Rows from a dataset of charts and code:
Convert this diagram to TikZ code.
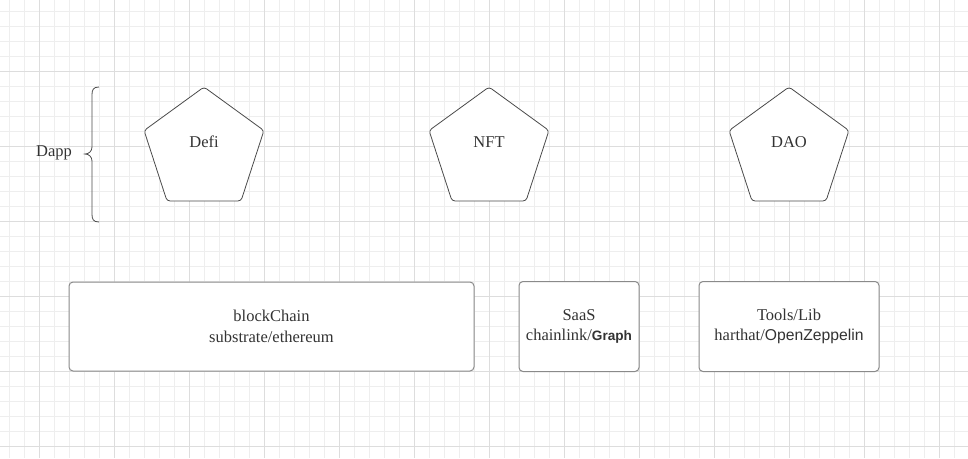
\documentclass[tikz,border=0pt]{standalone}
\usepackage{fontspec}
\setmainfont{Liberation Serif}
\newfontfamily\sansf{Liberation Sans}
\usetikzlibrary{shapes.geometric}
\definecolor{gridminor}{HTML}{EEEEEE}
\definecolor{gridmajor}{HTML}{DDDDDD}
\definecolor{txtc}{HTML}{333333}
\definecolor{edgec}{HTML}{4A4A4A}
\definecolor{boxc}{HTML}{8A8A8A}
\begin{document}
\begin{tikzpicture}[x=1pt,y=-1pt,
  pent/.style={regular polygon, regular polygon sides=5, minimum size=126pt, inner sep=0pt, draw=edgec, fill=white, rounded corners=3pt, line width=0.8pt},
  lbl/.style={text=txtc, font=\fontsize{16.5}{20.5}\selectfont, inner sep=0pt},
  card/.style={draw=boxc, fill=white, rounded corners=4pt, line width=1pt, align=center, text=txtc, inner sep=0pt, font=\fontsize{16.5}{20.5}\selectfont},
  brace/.style={draw=edgec, line width=0.8pt}]
\fill[white] (0,0) rectangle (968,458);
\useasboundingbox (0,0) rectangle (968,458);
\foreach \x in {9,24,...,968} \draw[gridminor, line width=0.8pt] (\x,0) -- (\x,458);
\foreach \y in {11,26,...,458} \draw[gridminor, line width=0.8pt] (0,\y) -- (968,\y);
\foreach \x in {39,114,...,968} \draw[gridmajor, line width=0.9pt] (\x,0) -- (\x,458);
\foreach \y in {71,146,...,458} \draw[gridmajor, line width=0.9pt] (0,\y) -- (968,\y);

% brace
\coordinate (btop) at (99,87);
\coordinate (btip) at (85,154);
\coordinate (bbot) at (99,222);
\draw[brace] (btop) .. controls (93,87) and (92,90) .. (92,95) -- (92,147) .. controls (92,151) and (89,154) .. (btip)
  .. controls (89,154) and (92,157) .. (92,161) -- (92,214) .. controls (92,219) and (93,222) .. (bbot);
\node[lbl] (dapp) at (54,153) {Dapp};

% pentagons
\node[pent] (defi) at (204,150) {};
\node[lbl] (defit) at ([yshift=8pt]defi.center) {Defi};
\node[pent] (nft) at (489,150) {};
\node[lbl] (nftt) at ([yshift=8pt]nft.center) {NFT};
\node[pent] (dao) at (789,150) {};
\node[lbl] (daot) at ([yshift=8pt]dao.center) {DAO};

% boxes
\node[card, minimum width=405pt, minimum height=89pt] (chain) at (271.5,326.5) {blockChain\\substrate/ethereum};
\node[card, minimum width=120pt, minimum height=90pt] (saas) at (579,326.5) {SaaS\\chainlink/{\sansf\bfseries\fontsize{13.6}{20.5}\selectfont Graph}};
\node[card, minimum width=180pt, minimum height=90pt] (tools) at (789,326.5) {Tools/Lib\\harthat/{\sansf\fontsize{15.7}{20.5}\selectfont OpenZeppelin}};
\end{tikzpicture}
\end{document}
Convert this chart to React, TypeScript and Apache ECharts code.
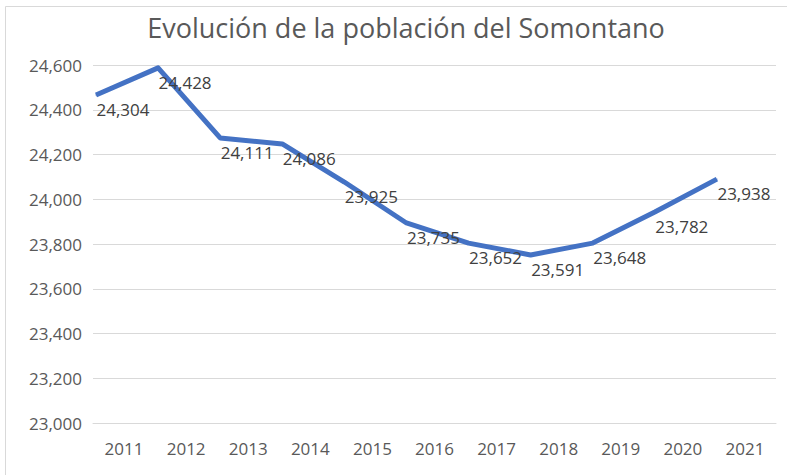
import React, { useEffect, useRef } from "react";
import * as echarts from "echarts";

const years = ["2011", "2012", "2013", "2014", "2015", "2016", "2017", "2018", "2019", "2020", "2021"];
// plotted line positions
const lineValues = [24466, 24587, 24274, 24247, 24077, 23894, 23804, 23751, 23804, 23943, 24090];
// data label texts shown next to each point
const labelValues = [24304, 24428, 24111, 24086, 23925, 23735, 23652, 23591, 23648, 23782, 23938];
const lineSlots = ["2011", "2012", "2013", "2014", "2015", "2016", "2017", "2018", "2019", "2020", "2021", "2022"];

const fmt = (v: number) => v.toLocaleString("en-US");

export default function App() {
  const ref = useRef<HTMLDivElement>(null);
  useEffect(() => {
    if (!ref.current) return;
    const chart = echarts.init(ref.current, null, { renderer: "svg" });
    const font = "'Open Sans', sans-serif";
    chart.setOption({
      animation: false,
      backgroundColor: "#ffffff",
      title: {
        text: "Evolución de la población del Somontano",
        left: 401,
        top: 9,
        textAlign: "center",
        textStyle: { fontFamily: font, fontSize: 27, fontWeight: "normal", color: "#595959" },
      },
      graphic: [
        {
          type: "rect",
          shape: { x: 5.5, y: 6.5, width: 900, height: 600 },
          style: { fill: "none", stroke: "#d9d9d9", lineWidth: 1 },
          silent: true,
        },
      ],
      grid: [
        { left: 93, right: 11, top: 65, bottom: 52 },
        { left: 96, right: 8, top: 65, bottom: 52 },
      ],
      xAxis: [
        {
          type: "category",
          gridIndex: 0,
          data: years,
          boundaryGap: true,
          axisLine: { show: true, lineStyle: { color: "#d9d9d9", width: 1 } },
          axisTick: { show: false },
          axisLabel: { fontFamily: font, fontSize: 17, color: "#595959", margin: 17 },
        },
        {
          type: "category",
          gridIndex: 1,
          data: lineSlots,
          boundaryGap: false,
          show: false,
        },
      ],
      yAxis: [
        {
          type: "value",
          gridIndex: 0,
          min: 23000,
          max: 24600,
          interval: 200,
          axisLine: { show: false },
          axisTick: { show: false },
          splitLine: { lineStyle: { color: "#d9d9d9", width: 1 } },
          axisLabel: { fontFamily: font, fontSize: 17, color: "#595959", margin: 11, formatter: (v: number) => fmt(v) },
        },
        {
          type: "value",
          gridIndex: 1,
          min: 23000,
          max: 24600,
          interval: 200,
          show: false,
        },
      ],
      series: [
        {
          type: "line",
          xAxisIndex: 1,
          yAxisIndex: 1,
          data: lineValues,
          symbol: "circle",
          symbolSize: 1,
          lineStyle: { color: "#4472c4", width: 5, join: "round" },
          itemStyle: { color: "#4472c4" },
          label: {
            show: true,
            position: [1, 15],
            align: "left",
            verticalAlign: "middle",
            fontFamily: font,
            fontSize: 17,
            color: "#404040",
            formatter: (p: any) => fmt(labelValues[p.dataIndex]),
          },
        },
      ],
    });
    return () => chart.dispose();
  }, []);
  return <div ref={ref} style={{ position: "fixed", left: 0, top: 0, width: 787, height: 475 }} />;
}
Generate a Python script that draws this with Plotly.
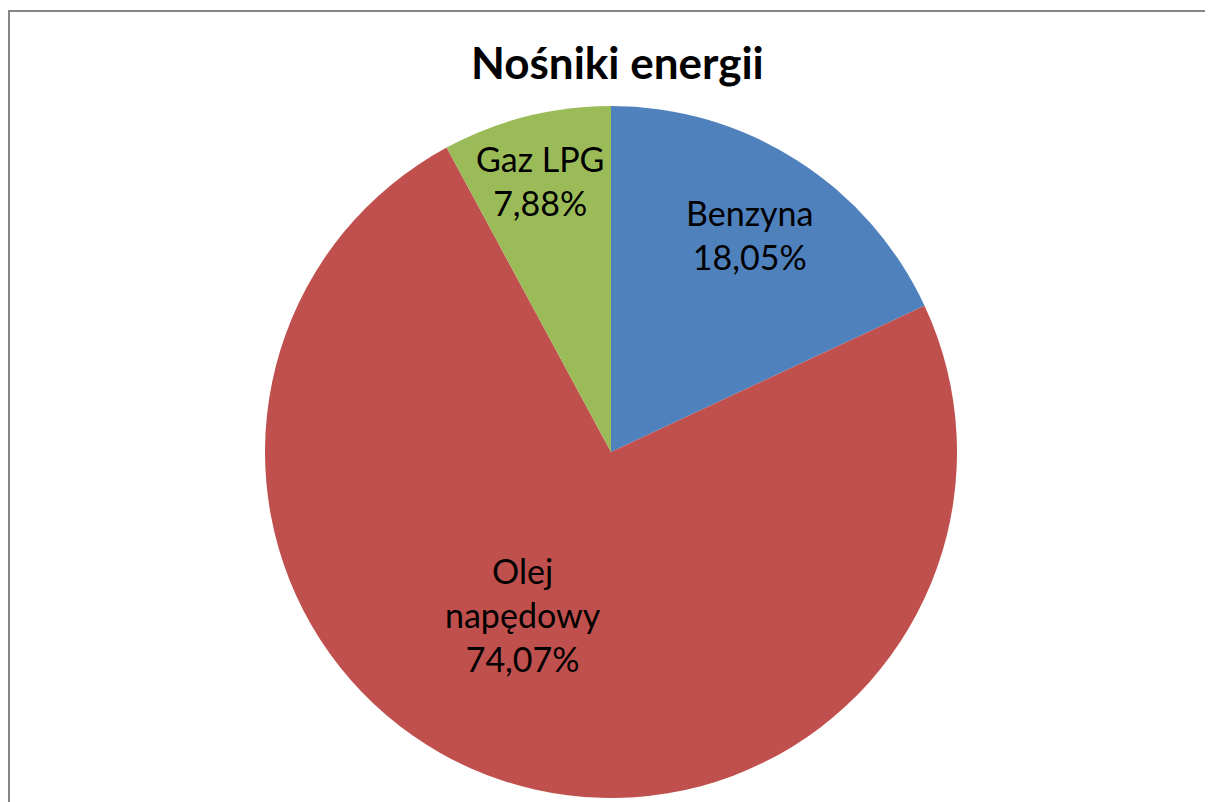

Problem to solve: Copy every single line of the material above that holds "Convert".

The response:
Convert this diagram to TikZ code.
Convert this chart to React, TypeScript and Apache ECharts code.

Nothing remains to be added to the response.